J Neurophysiol. 2016 Nov 30:jn.00650.2016. doi: 10.1152/jn.00650.2016. [Epub ahead of print]
Automated Classification of Pain Perception using High Density Electroencephalography Data.
Misra G, Wang WE, Archer DB, Roy A, Coombes SA1.
Translating brief millisecond-long pain-eliciting stimuli to the subjective perception of pain is associated with changes in theta, alpha, beta, and gamma oscillations over sensorimotor cortex. However, when a pain-eliciting stimulus continues for minutes, regions beyond the sensorimotor cortex such as the prefrontal cortex are also engaged. Abnormalities in prefrontal cortex have been associated with chronic pain states, but conventional millisecond-long EEG paradigms do not engage prefrontal regions.

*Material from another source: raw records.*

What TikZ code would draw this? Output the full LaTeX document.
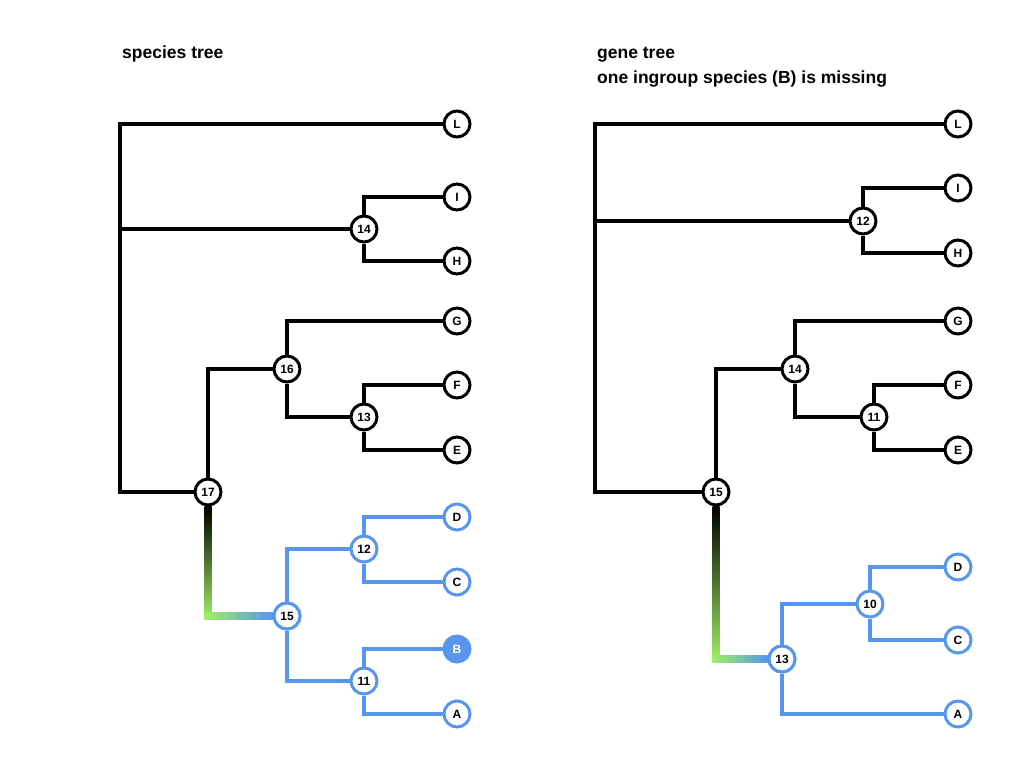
\documentclass[tikz,border=0pt]{standalone}
\usepackage{fontspec}
\setmainfont{Liberation Sans}
\usetikzlibrary{calc, positioning}
\definecolor{treeblue}{RGB}{88,150,238}
\definecolor{treegreen}{RGB}{160,240,100}
\tikzstyle{vtx}=[inner sep=0pt, draw, shape=circle, line width=3pt, minimum size=26pt, fill=white, font=\fontsize{12}{12}\bfseries]
\tikzstyle{bvtx}=[vtx, draw=treeblue]
\tikzstyle{brn}=[line width=4pt, black]
\tikzstyle{bbrn}=[line width=4pt, treeblue]
\tikzstyle{ttl}=[anchor=base west, inner sep=0pt, font=\fontsize{17.5}{20}\bfseries]

\begin{document}
\begin{tikzpicture}[x=1pt, y=-1pt]
\useasboundingbox (0,0) rectangle (1024,768);
\node[ttl] (stitle) at (122,59) {species tree};
\node[ttl] (gtitle) at (597,59) {gene tree};
\node[ttl] (gsub) at (597,83) {one ingroup species (B) is missing};
%
% species tree
\node[vtx] (sL) at (457,124) {L};
\node[vtx] (sI) at (457,197) {I};
\node[vtx] (sH) at (457,261) {H};
\node[vtx] (sG) at (457,321) {G};
\node[vtx] (sF) at (457,385) {F};
\node[vtx] (sE) at (457,450) {E};
\node[bvtx] (sD) at (457,517) {D};
\node[bvtx] (sC) at (457,582) {C};
\node[bvtx, fill=treeblue, text=white] (sB) at (457,649) {B};
\node[bvtx] (sA) at (457,714) {A};
\node[vtx] (s14) at (364,229) {14};
\node[vtx] (s13) at (364,417) {13};
\node[vtx] (s16) at (287,369) {16};
\node[vtx] (s17) at (208,492) {17};
\node[bvtx] (s12) at (364,549) {12};
\node[bvtx] (s11) at (364,681) {11};
\node[bvtx] (s15) at (287,616) {15};
\coordinate (sr) at (120,492);
\coordinate (sk) at (s17 |- s15);
%
\draw[brn] (sL) -| (sr) -- (s17);
\draw[brn] (sr |- s14) -- (s14);
\draw[brn] (sI) -| (s14) |- (sH);
\draw[brn] (s17) |- (s16);
\draw[brn] (sG) -| (s16) |- (s13);
\draw[brn] (sF) -| (s13) |- (sE);
\draw[bbrn] (s12) -| (s15) |- (s11);
\draw[bbrn] (sD) -| (s12) |- (sC);
\draw[bbrn] (sB) -| (s11) |- (sA);
\shade[top color=black, bottom color=treegreen] ($(s17.south)+(-3.5,0)$) rectangle ($(sk)+(3.5,3.5)$);
\shade[left color=treegreen, right color=treeblue] ($(sk)+(-3.5,-3.5)$) rectangle ($(s15.west)+(0,3.5)$);
\node[bvtx] at (s15) {15};
%
% gene tree
\node[vtx] (gL) at (958,124) {L};
\node[vtx] (gI) at (958,188) {I};
\node[vtx] (gH) at (958,253) {H};
\node[vtx] (gG) at (958,321) {G};
\node[vtx] (gF) at (958,385) {F};
\node[vtx] (gE) at (958,450) {E};
\node[bvtx] (gD) at (958,567) {D};
\node[bvtx] (gC) at (958,640) {C};
\node[bvtx] (gA) at (958,714) {A};
\node[vtx] (g12) at (863,221) {12};
\node[vtx] (g11) at (874,417) {11};
\node[vtx] (g14) at (795,369) {14};
\node[vtx] (g15) at (716,492) {15};
\node[bvtx] (g10) at (870,604) {10};
\node[bvtx] (g13) at (782,659) {13};
\coordinate (gr) at (595,492);
\coordinate (gk) at (g15 |- g13);
%
\draw[brn] (gL) -| (gr) -- (g15);
\draw[brn] (gr |- g12) -- (g12);
\draw[brn] (gI) -| (g12) |- (gH);
\draw[brn] (g15) |- (g14);
\draw[brn] (gG) -| (g14) |- (g11);
\draw[brn] (gF) -| (g11) |- (gE);
\draw[bbrn] (g10) -| (g13) |- (gA);
\draw[bbrn] (gD) -| (g10) |- (gC);
\shade[top color=black, bottom color=treegreen] ($(g15.south)+(-3.5,0)$) rectangle ($(gk)+(3.5,3.5)$);
\shade[left color=treegreen, right color=treeblue] ($(gk)+(-3.5,-3.5)$) rectangle ($(g13.west)+(0,3.5)$);
\node[bvtx] at (g13) {13};
\end{tikzpicture}
\end{document}
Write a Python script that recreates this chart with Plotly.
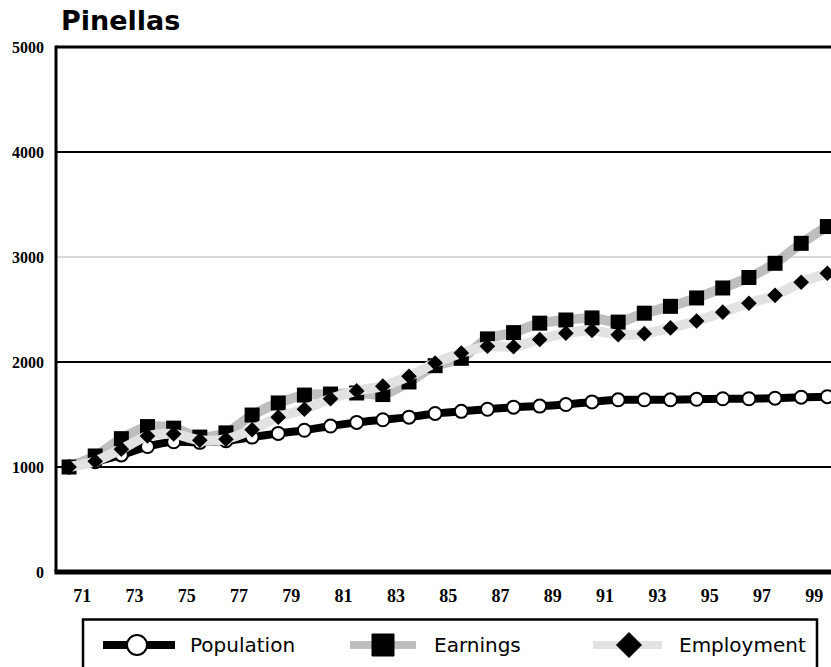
import plotly.graph_objects as go

# Index values, 1970 = 1000
years = list(range(1970, 2000))
population = [1000, 1050, 1115, 1195, 1240, 1235, 1250, 1285, 1320, 1350,
              1390, 1425, 1450, 1475, 1510, 1530, 1550, 1570, 1580, 1595,
              1620, 1640, 1640, 1640, 1645, 1650, 1650, 1655, 1665, 1670]
earnings = [1000, 1105, 1270, 1385, 1370, 1285, 1325, 1495, 1610, 1685,
            1695, 1705, 1690, 1810, 1965, 2035, 2220, 2280, 2370, 2400,
            2420, 2380, 2465, 2530, 2610, 2705, 2805, 2940, 3130, 3290]
employment = [1000, 1055, 1170, 1295, 1315, 1255, 1265, 1355, 1475, 1550,
              1650, 1725, 1770, 1865, 1990, 2085, 2150, 2145, 2215, 2275,
              2300, 2260, 2270, 2325, 2390, 2475, 2560, 2635, 2760, 2845]
tick_labels = ["71", "73", "75", "77", "79", "81", "83", "85",
               "87", "89", "91", "93", "95", "97", "99"]
y_ticks = [0, 1000, 2000, 3000, 4000, 5000]
series_names = ["Population", "Earnings", "Employment"]

W, H = 831, 667
L, T, B = 56, 47, 95
PW, PH = W - L, H - T - B


def px(x):
    return (x - L) / PW


def py(y):
    return (H - B - y) / PH


POP_LINE = "#000000"
EARN_LINE = "#bebebe"
EMP_LINE = "#e2e2e2"

fig = go.Figure()
fig.add_trace(go.Scatter(
    x=years, y=population, name=series_names[0], mode="lines+markers",
    line=dict(color=POP_LINE, width=8, shape="spline", smoothing=0.8),
    marker=dict(symbol="circle", size=13, color="white",
                line=dict(color="black", width=2))))
fig.add_trace(go.Scatter(
    x=years, y=earnings, name=series_names[1], mode="lines+markers",
    line=dict(color=EARN_LINE, width=10, shape="spline", smoothing=0.8),
    marker=dict(symbol="square", size=15, color="black")))
fig.add_trace(go.Scatter(
    x=years, y=employment, name=series_names[2], mode="lines+markers",
    line=dict(color=EMP_LINE, width=10, shape="spline", smoothing=0.8),
    marker=dict(symbol="diamond", size=12, color="black")))

shapes = []
# horizontal gridlines
for v in y_ticks[1:-1]:
    col, w = ("#b4b4b4", 1) if v == 3000 else ("black", 2)
    shapes.append(dict(type="line", xref="paper", yref="y", x0=0, x1=1,
                       y0=v, y1=v, line=dict(color=col, width=w),
                       layer="below"))
# frame: top, left, bottom
shapes.append(dict(type="line", xref="paper", yref="paper", x0=0, x1=1,
                   y0=1, y1=1, line=dict(color="black", width=3)))
shapes.append(dict(type="line", xref="paper", yref="paper", x0=0, x1=0,
                   y0=0, y1=1.003, line=dict(color="black", width=3)))
shapes.append(dict(type="line", xref="paper", yref="paper", x0=-0.002, x1=1,
                   y0=0, y1=0, line=dict(color="black", width=5)))

# legend box
shapes.append(dict(type="rect", xref="paper", yref="paper",
                   x0=px(83), x1=px(817), y0=py(619.5), y1=py(700),
                   line=dict(color="black", width=2.5), fillcolor="white"))
ly = 645
# legend samples
legend_items = [
    (series_names[0], POP_LINE, 103, 175, 137, 188, "circle"),
    (series_names[1], EARN_LINE, 350, 416, 383, 432, "square"),
    (series_names[2], EMP_LINE, 593, 662, 629, 677, "diamond"),
]
annotations = []
for name, col, xa, xb, xm, xt, sym in legend_items:
    shapes.append(dict(type="line", xref="paper", yref="paper",
                       x0=px(xa), x1=px(xb), y0=py(ly), y1=py(ly),
                       line=dict(color=col, width=8)))
    if sym == "circle":
        r = 10
        shapes.append(dict(type="circle", xref="paper", yref="paper",
                           x0=px(xm - r), x1=px(xm + r),
                           y0=py(ly + r), y1=py(ly - r),
                           fillcolor="white", line=dict(color="black", width=2)))
    elif sym == "square":
        r = 11
        shapes.append(dict(type="rect", xref="paper", yref="paper",
                           x0=px(xm - r), x1=px(xm + r),
                           y0=py(ly + r), y1=py(ly - r),
                           fillcolor="black", line=dict(color="black", width=1)))
    else:
        r = 12.5
        path = (f"M {px(xm - r)},{py(ly)} L {px(xm)},{py(ly - r)} "
                f"L {px(xm + r)},{py(ly)} L {px(xm)},{py(ly + r)} Z")
        shapes.append(dict(type="path", xref="paper", yref="paper", path=path,
                           fillcolor="black", line=dict(color="black", width=1)))
    annotations.append(dict(xref="paper", yref="paper", x=px(xt), y=py(ly),
                            xanchor="left", yanchor="middle", showarrow=False,
                            text=name,
                            font=dict(family="DejaVu Sans", size=20,
                                      color="black", weight=500)))

fig.update_layout(
    width=W, height=H,
    margin=dict(l=L, r=0, t=T, b=B, pad=0),
    paper_bgcolor="white", plot_bgcolor="white",
    showlegend=False,
    title=dict(text="<b>Pinellas</b>", xref="container", yref="container",
               x=61 / W, xanchor="left", y=1 - 21 / H, yanchor="middle",
               font=dict(family="DejaVu Sans", size=27, color="black")),
    shapes=shapes,
    annotations=annotations,
)
fig.update_xaxes(
    range=[1969.5, 1999.14],
    tickmode="array",
    tickvals=[1900 + int(t) - 0.5 for t in tick_labels],
    ticktext=tick_labels,
    showgrid=False, zeroline=False, showline=False, ticks="",
    ticklabelstandoff=11,
    tickfont=dict(family="Liberation Serif", size=18, color="black",
                  weight="bold"),
)
fig.update_yaxes(
    range=[0, 5000],
    tickmode="array", tickvals=y_ticks,
    ticktext=[str(v) for v in y_ticks],
    showgrid=False, zeroline=False, showline=False, ticks="",
    ticklabelstandoff=11,
    tickfont=dict(family="Liberation Serif", size=16, color="black",
                  weight="bold"),
)

fig.write_html("out.html")
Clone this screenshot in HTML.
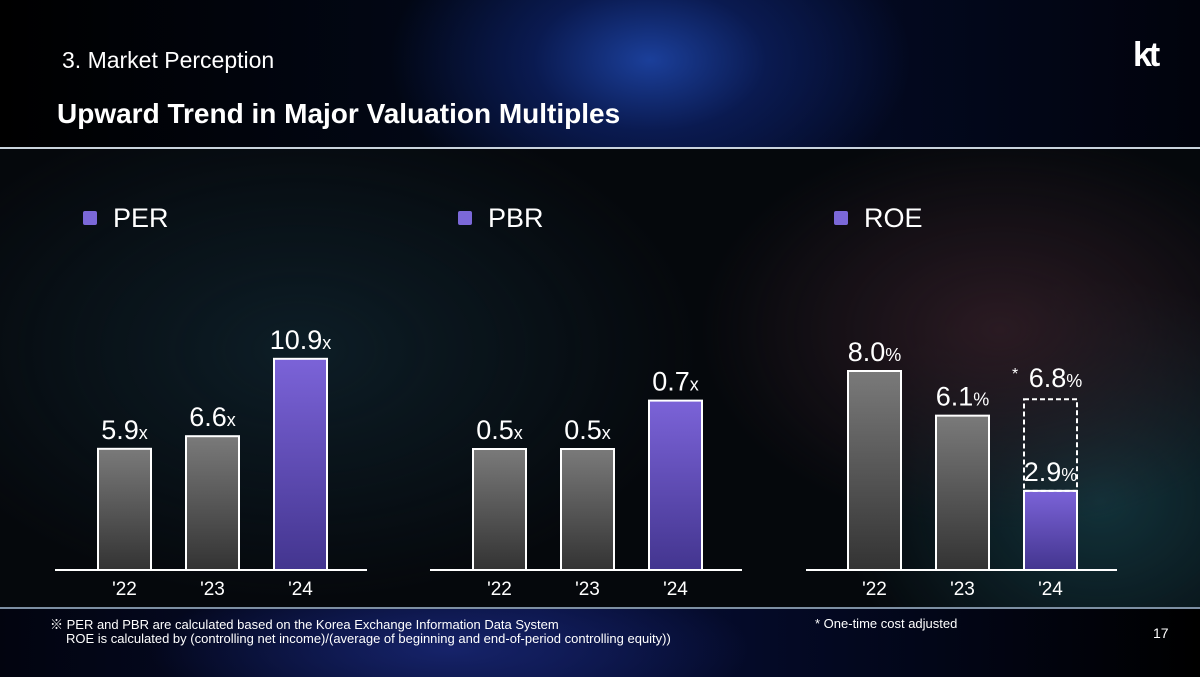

In the current study we collected high-density EEG data during an experimental paradigm in which subjects experienced a 4 second low or high intensity pain-eliciting stimulus. EEG data were analyzed using independent component analyses, EEG source localization analyses, and measure projection analyses. We report three novel findings. First, an increase in pain perception was associated with an increase in gamma and theta power in a cortical region that included medial prefrontal cortex. Second, a decrease in lower beta power was associated with an increase in pain perception in a cortical region that included the contralateral sensorimotor cortex. Third, we employed machine learning for automated classification of EEG data into low and high pain classes. Theta and gamma power in the medial prefrontal region and lower beta power in the contralateral sensorimotor region served as features for classification. We found a leave-one-out cross-validation accuracy of 89.58%. Developing biological markers for pain states continues to gain traction in the literature, and our findings provide new information that advances this body of work.